An artist finds an ordinary chair in the garbage, attaches a tag with his name to it, then takes this chair to an art gallery and tries to convince the curators that the chair is his artwork, which contains a powerful artistic message to the world and a deep philosophical idea. He offers to make it part of the exhibition, and then sell this chair for big money.
The gallery curators, of course, tell the guy to go and eff himself, but there appear some champions of new forms of expression, who also assure the public that the guy is right, he is an innovative artist, and those who do not share his ideas are incompetent. And if art collectors want to be known as progressive patrons of art, they should buy the masterpiece of the brilliant artist right away, and exhibit it in the best museums of the world.
Then begins the most important phase. Since the chair has just been broken on his back and thrown back to where it was found, in separate parts, the artist finds a new chair at the garbage dump, puts a tag with his name on it, sells it for big money, and relishes the triumph that he had planned at the very beginning.
The question is why these well-wishers, declared him a genius and innovator instead of kicking the artist away and hitting him with the chair. Because he gave them a theoretical concept, clearly explaining that the chair from the garbage dump was actually an artwork. And because this smart guy was not a swindler but a conceptual artist. This is the way he sees it.
In fact, the history of conceptualism began not with a chair, but with a urinal in 1917. Marcel Duchamp, an artist, sculptor and chess player, as well as an art theorist, which is important, once brought an unremarkable urinal called Fountain with the mysterious inscription R. Mutt to the exhibition of the Society of Independent Artists.
Staring at the object brought by Duchamp, the independent but very confused artists became alert (maybe because of the inscription), and decided not to let Duchamp join the exhibition, and the artwork was most likely just thrown away by some profane. Art progressed over the years, and in 1950 Duchamp made a reproduction of his Fountain. Fourteen years later, different artists created eight copies of the urinal, and they took their places at various art sites on both sides of the Atlantic. One of these copies of 1964 was sold for $ 1.7 million at Sothebys.

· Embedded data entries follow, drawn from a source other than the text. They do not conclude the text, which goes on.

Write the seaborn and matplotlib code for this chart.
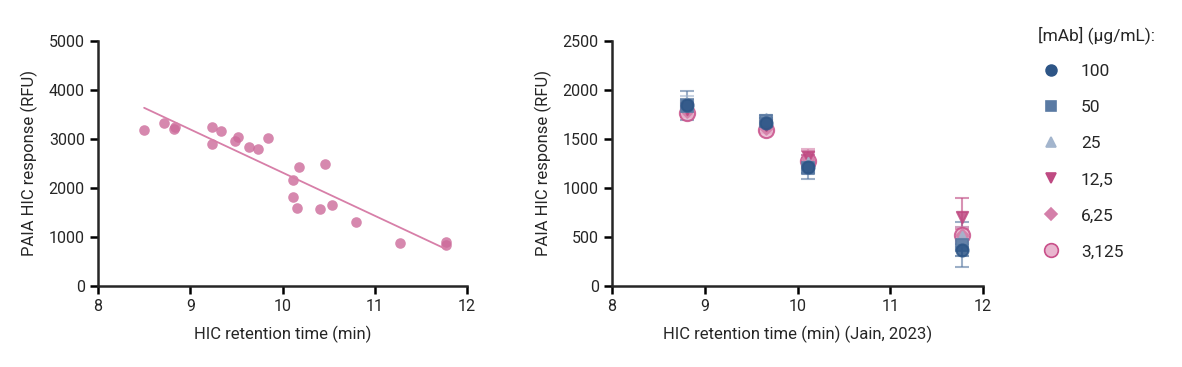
import numpy as np
import pandas as pd
import matplotlib
matplotlib.use("Agg")
import matplotlib.pyplot as plt
from matplotlib.lines import Line2D
import seaborn as sns

# left panel: single-concentration screen vs. HIC retention time
ret_time = [8.50, 8.72, 8.82, 8.84, 9.24, 9.33, 9.24, 9.48, 9.52, 9.64, 9.73,
            9.84, 10.18, 10.11, 10.46, 10.11, 10.16, 10.41, 10.54, 10.80,
            11.27, 11.77, 11.77]
response = [3190, 3330, 3210, 3235, 3240, 3170, 2890, 2965, 3045, 2840, 2790,
            3020, 2425, 2170, 2490, 1820, 1600, 1580, 1650, 1315,
            875, 890, 845]

# right panel: dilution series, mean +/- sd
jain_time = [8.81, 9.66, 10.11, 11.77]
conc_labels = ["100", "50", "25", "12,5", "6,25", "3,125"]
means = {
    "100":   [1850, 1660, 1210, 370],
    "50":    [1840, 1680, 1200, 420],
    "25":    [1860, 1700, 1260, 500],
    "12,5":  [1810, 1640, 1320, 705],
    "6,25":  [1790, 1610, 1300, 520],
    "3,125": [1770, 1590, 1280, 520],
}
sds = {
    "100":   [60, 50, 60, 60],
    "50":    [150, 60, 110, 230],
    "25":    [80, 40, 80, 100],
    "12,5":  [60, 40, 60, 190],
    "6,25":  [50, 30, 100, 80],
    "3,125": [50, 30, 60, 60],
}

colors = ["#2d5586", "#5a7aa3", "#a3b5cd", "#bf4a82", "#d47fa9", "#e9b6cf"]
edge = ["#2d5586", "#5a7aa3", "#a3b5cd", "#bf4a82", "#d47fa9", "#c9508a"]
markers = ["o", "s", "^", "v", "D", "o"]
sizes = [75, 65, 65, 65, 40, 120]

sns.set_style("ticks")
plt.rcParams["font.family"] = ["Roboto", "DejaVu Sans"]
plt.rcParams["axes.linewidth"] = 1.8

fig = plt.figure(figsize=(11.82, 3.67), dpi=100)
ax1 = fig.add_axes([98 / 1182, 1 - 286 / 367, 369 / 1182, 245 / 367])
ax2 = fig.add_axes([612 / 1182, 1 - 286 / 367, 371 / 1182, 245 / 367])

pink = "#cc6a9a"
sns.regplot(x=ret_time, y=response, ax=ax1, ci=None, truncate=True,
            scatter_kws=dict(s=58, color=pink, alpha=0.8, linewidths=0),
            line_kws=dict(color="#d77fa8", lw=1.3))
ax1.set_xlim(8, 12)
ax1.set_ylim(0, 5000)
ax1.set_xticks([8, 9, 10, 11, 12])
ax1.set_yticks(range(0, 5001, 1000))
ax1.set_xlabel("HIC retention time (min)", fontsize=12, labelpad=8)
ax1.set_ylabel("PAIA HIC response (RFU)", fontsize=12, labelpad=8)

rows = []
for c in conc_labels:
    for t, m, s in zip(jain_time, means[c], sds[c]):
        rows.append(dict(time=t, resp=m, sd=s, conc=c))
df = pd.DataFrame(rows)

for i, c in enumerate(conc_labels):
    sub = df[df["conc"] == c]
    ax2.errorbar(sub["time"], sub["resp"], yerr=sub["sd"], fmt="none",
                 ecolor=edge[i], elinewidth=1.5, capsize=5, capthick=1.5,
                 alpha=0.6, zorder=2)
for i, c in enumerate(conc_labels[::-1]):
    j = len(conc_labels) - 1 - i
    sub = df[df["conc"] == c]
    sns.scatterplot(data=sub, x="time", y="resp", ax=ax2, marker=markers[j],
                    s=sizes[j], color=colors[j], edgecolor=edge[j],
                    linewidth=1.5, alpha=0.85, zorder=3, legend=False)
ax2.set_xlim(8, 12)
ax2.set_ylim(0, 2500)
ax2.set_xticks([8, 9, 10, 11, 12])
ax2.set_yticks(range(0, 2501, 500))
ax2.set_xlabel("HIC retention time (min) (Jain, 2023)", fontsize=12, labelpad=8)
ax2.set_ylabel("PAIA HIC response (RFU)", fontsize=12, labelpad=8)

for ax in (ax1, ax2):
    sns.despine(ax=ax)
    ax.tick_params(axis="both", labelsize=11.5, width=1.8, length=6, color="black")

handles = [Line2D([], [], ls="none", marker=markers[i], color=colors[i],
                  markeredgecolor=edge[i], markersize=np.sqrt(sizes[i]) * 0.9,
                  markeredgewidth=1.2)
           for i in range(len(conc_labels))]
leg = fig.legend(handles, conc_labels, title="[mAb] (\u00b5g/mL):",
                 loc="upper left", bbox_to_anchor=(1022 / 1182, 1 - 10 / 367),
                 frameon=False, fontsize=12.5, title_fontsize=12.5,
                 labelspacing=1.2, handletextpad=1.0, handlelength=1.5)
leg._legend_box.align = "left"

fig.savefig("out.png", dpi=100)
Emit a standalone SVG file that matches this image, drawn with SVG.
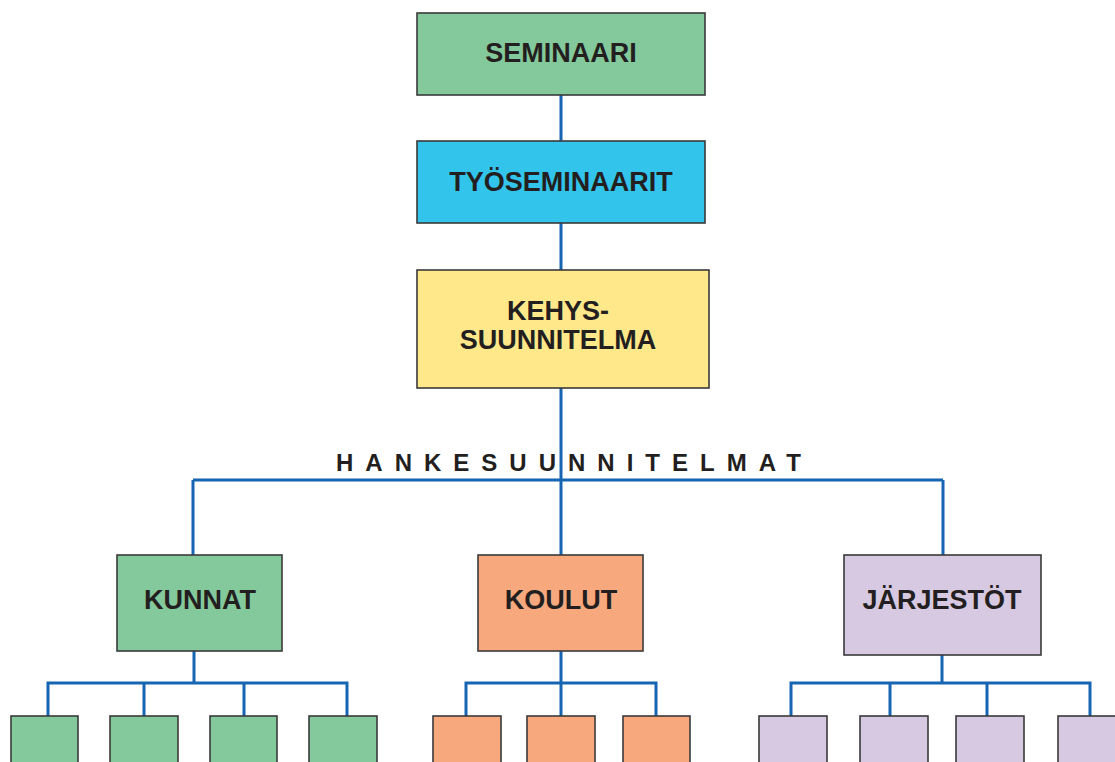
<svg xmlns="http://www.w3.org/2000/svg" width="1115" height="762" viewBox="0 0 1115 762">
<style>
.box{stroke:#3a3a3a;stroke-width:1.6}
.g{fill:#84C99B}.b{fill:#33C4EC}.y{fill:#FEE88A}.o{fill:#F7A87D}.p{fill:#D7C9E2}
.t{font-family:"Liberation Sans",Arial,sans-serif;font-weight:bold;font-size:27px;fill:#231F20;text-anchor:middle}
.c{fill:none;stroke:#1565B3;stroke-width:3}
</style>
<rect width="1115" height="762" fill="#fff"/>
<g id="connectors">
<path class="c" d="M561 95V141M561 223V270M561 388V555M193 480H943M193 480V555M943 480V555"/>
<path class="c" d="M194 651V683M48 716V683H347V716M144 683V716M244 683V716"/>
<path class="c" d="M561 651V716M466 716V683H656V716"/>
<path class="c" d="M942 655V683M791 716V683H1090V716M890 683V716M987 683V716"/>
</g>
<text id="label-hanke" x="336" y="471" font-family="Liberation Sans, Arial, sans-serif" font-weight="bold" font-size="24" letter-spacing="12" fill="#231F20">HANKESUUNNITELMAT</text>
<g id="seminaari"><rect class="box g" x="417" y="13" width="288" height="82"/><text class="t" x="561" y="62">SEMINAARI</text></g>
<g id="tyoseminaarit"><rect class="box b" x="417" y="141" width="288" height="82"/><text class="t" x="561" y="191">TYÖSEMINAARIT</text></g>
<g id="kehys"><rect class="box y" x="417" y="270" width="292" height="118"/><text class="t" x="558" y="320">KEHYS-</text><text class="t" x="558" y="349">SUUNNITELMA</text></g>
<g id="kunnat"><rect class="box g" x="117" y="555" width="165" height="96"/><text class="t" x="200" y="609">KUNNAT</text></g>
<g id="koulut"><rect class="box o" x="478" y="555" width="165" height="96"/><text class="t" x="561" y="609">KOULUT</text></g>
<g id="jarjestot"><rect class="box p" x="844" y="555" width="197" height="100"/><text class="t" x="942" y="609">JÄRJESTÖT</text></g>
<g id="kunnat-1"><rect class="box g" x="11" y="716" width="67" height="60"/></g>
<g id="kunnat-2"><rect class="box g" x="110" y="716" width="68" height="60"/></g>
<g id="kunnat-3"><rect class="box g" x="210" y="716" width="67" height="60"/></g>
<g id="kunnat-4"><rect class="box g" x="309" y="716" width="68" height="60"/></g>
<g id="koulut-1"><rect class="box o" x="433" y="716" width="68" height="60"/></g>
<g id="koulut-2"><rect class="box o" x="527" y="716" width="68" height="60"/></g>
<g id="koulut-3"><rect class="box o" x="623" y="716" width="67" height="60"/></g>
<g id="jarjestot-1"><rect class="box p" x="759" y="716" width="68" height="60"/></g>
<g id="jarjestot-2"><rect class="box p" x="860" y="716" width="68" height="60"/></g>
<g id="jarjestot-3"><rect class="box p" x="956" y="716" width="68" height="60"/></g>
<g id="jarjestot-4"><rect class="box p" x="1058" y="716" width="68" height="60"/></g>
</svg>
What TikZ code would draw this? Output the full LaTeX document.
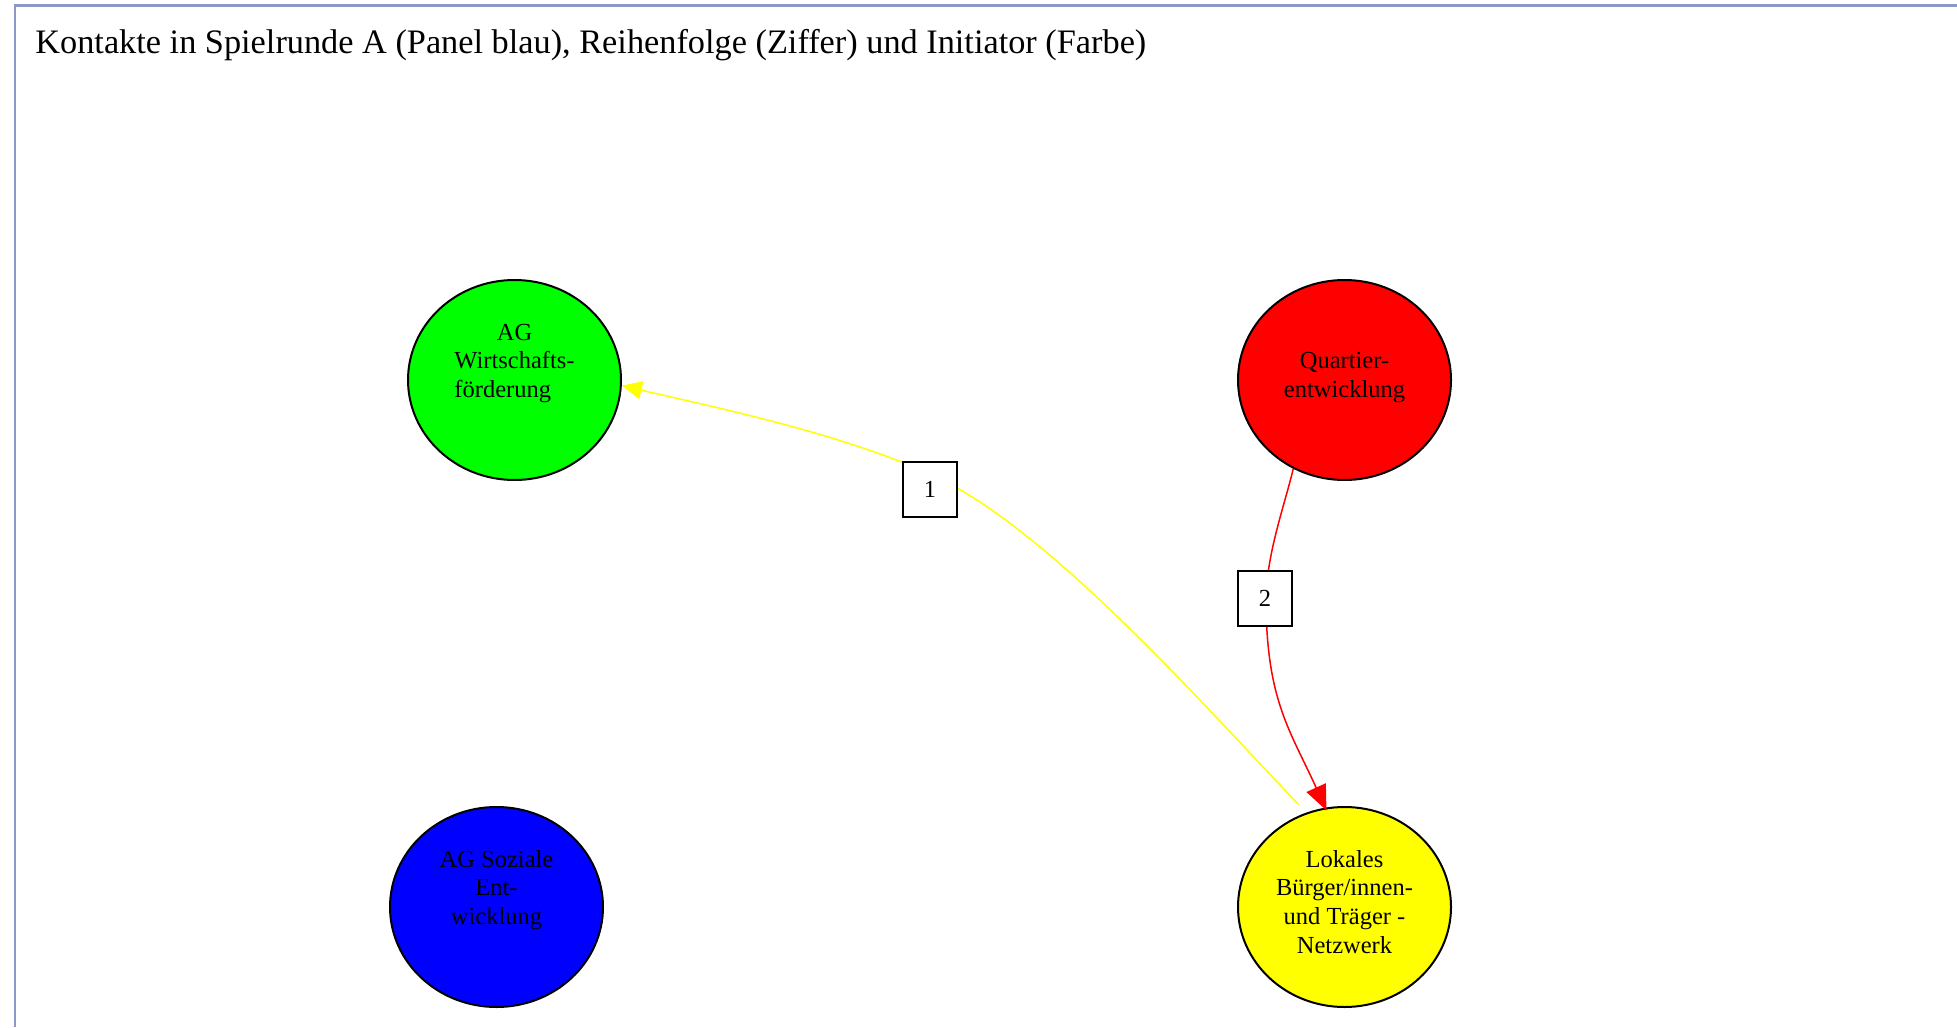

After all, in terms of conceptual art, it does not matter whether Duchamp had made his urinal with his own hands, or used the one found somewhere.
It is important that declaring it an artwork, the artist filled it with a new meaning, unconceivable earlier. According to British scientists (in December 2004, a special survey was conducted), nowadays Marcel Duchamp’s famous urinal Fountain is the most important masterpiece of the twentieth-century world art. So it goes.
The chair, by the way, was also brought to the gallery, but this happened much later, in 1964. At that time, Duchamp’s ideas reached the society, and in the 1960s, they gave rise to a new artistic style conceptualism in the USA. Its name comes from the Latin conceptus (thought, performance). The term conceptual art was put into circulation by the musician and philosopher from the USA Henry Flint after publishing an essay with the same name in 1961.
Conceptual art was designed to solve an important task, to answer the question what is art. Here the philosophical underpinning of artworks is more important than their aesthetic and informative value. Everything will fit, video and audio, photos, texts, drawings. All these can serve as examples of conceptual art. The theorist of this style is the author of the essay Art after Philosophy.